Honeycomb structures

This research focuses on deformation constraints of honeycomb core cells in a sandwich imposed by bonds to the face sheets. Specifically, the influence of one-sided core constraints on the bending stiffness of a single-face honeycomb core sandwich is examined. To characterize the unconstrained in-plane compressive response of honeycomb core, a range of honeycomb cores was experimentally examined. Cores with a thin cell wall displayed extensive bending deformation of inclined cell walls while cores with thicker walls failed by a shear-type instability of the cells indicated by tilting of vertical cell wall segments. The modulus and compressive strength of the core were compared to the predictions from unit cell models. The results show that geometrical imperfections such as deviation from the intended cell wall angle cause in-plane anisotropy and have strong influence on modulus and strength of the core. Modulus and strength were in reasonable agreement with predictions from unit cell models for cell wall modulus and strength between 5-12 GPa and 72-171 MPa for the set of cores examined.

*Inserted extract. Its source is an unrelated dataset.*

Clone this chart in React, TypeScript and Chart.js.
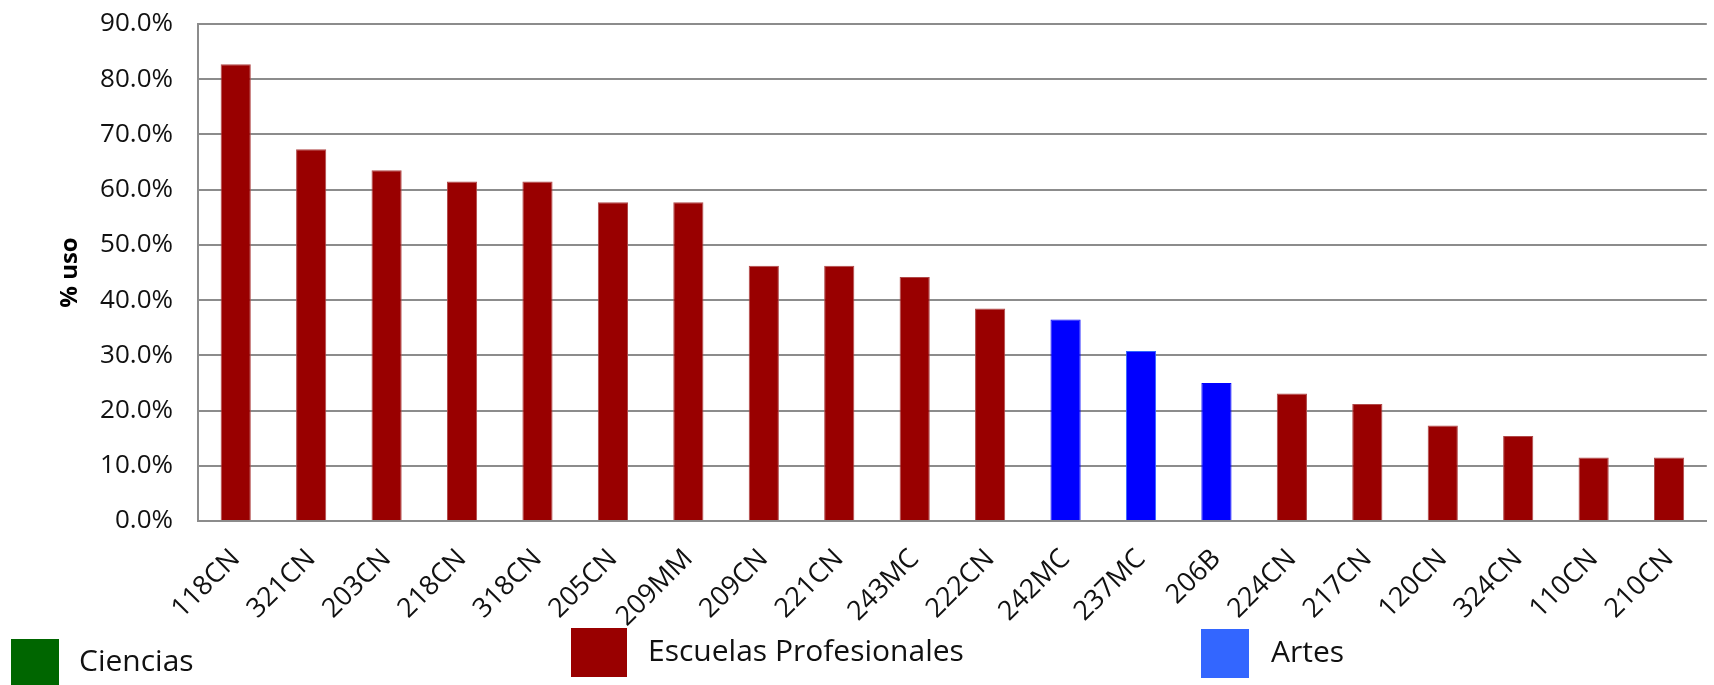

The objective of the research presented in this thesis is to develop analysis and test procedures for the characterization of disbonding crack growth in a honeycomb (HC) core sandwich structure. Face sheet-to-core disbonding are of particular interest to aircraft certification authorities due to several in-service occurrences. Experimental investigation was initially focused on the mode I dominated Single Cantilever Beam (SCB) test method. Various data reduction methodologies were employed to determine the fracture toughness. The MBT method produced the most consistent and conservative results. Finite element analysis (FEA) a double periodic array of hexagonal cells was conducted to determine the effective in-plane extensional modulus and Poisson ratio of the HC core. It was shown that deformation constraints on the core, due to attachment of the core to rigid face sheets, will drastically change the behavior of the HC core. The response changes from being governed by bending to stretching which substantially elevates the effective in-plane modulus. Fracture mechanics analysis of a face/core interface crack in a HC core SCB specimen was performed using FEA. The influence of in-plane properties of the constrained core on energy release rate and mode mixity phase angle was examined. Use of plane strain conditions and an elevated modulus of the constrained core in the analysis is recommended. The approach is substantiated by testing of HC core SCB sandwich. Test results showed good agreement with FEA prediction of compliance and kink angle.